Porter County begins talk of consolidating voting sites
By Amy Lavalley Post-Tribune correspondent June 21, 2012 3:04PM
Updated: June 27, 2012 9:58AM
Voters in three Portage precincts will be going to new polling places for the November general election.
The news opened discussion during the Porter County Board of Commissioners meeting Tuesday about centralizing the county’s 123 polling places as cost-savings measure.
“I reiterate my support for centralized polling and eliminating two-thirds of the voting places,” John Evans, president of the Board of Commissioners, said, adding people drive to their polling places anyway.
Evans, R-North, favors reducing the number of polling spots to 10.
That’s something the county can look into next year, when no regular elections are scheduled, Kathy Kozuszek, Democrat director of voter registration for the county, said.
The shift, she said, would still be costly.
“The costs are still there. We have to notify voters in each and every election,” she said.
The polling place changes in Portage are as follows:
• About 930 Precinct 6 voters will go to the Best Western, 6200 Melton Road, instead of the nearby Hampton Inn, because the Hampton Inn no longer has the meeting room that was used as a polling place.
• Voters in Precincts 19 and 31 will now cast their ballots at the South Haven Library, 403 W. County Road 700N, instead of at Our Lady of Sorrows parish. That impacts 1,423 voters.
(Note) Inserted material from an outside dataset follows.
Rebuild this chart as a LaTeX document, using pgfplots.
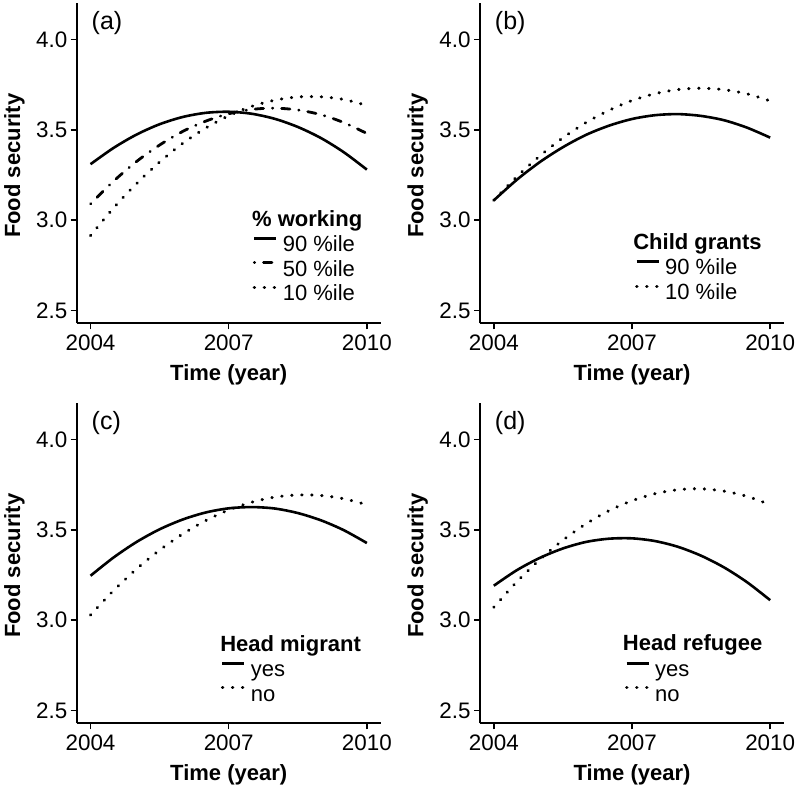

In other business, the commissioners heard an update on the progress of the county’s jobs cabinet, which was created in January to focus on job creation and identify shovel-ready project sites in the county.
Bill Hanna, the cabinet’s facilitator, said the 11-member group of business and community leaders is about halfway through its task and hopes to have a report complete by the end of the year.
The cabinet was set up to expire within 12 to 18 months of its creation. The effort was expected to cost at least $100,000, with 75 percent of the budget coming from the county.
Commissioners also amended the county’s 911 ordinance in light of the state’s mandated consolidation of 911 communication centers. While telephone fees for the 911 system had gone directly to the county, those fees will go to the state starting on July 1, and then be redistributed to the county.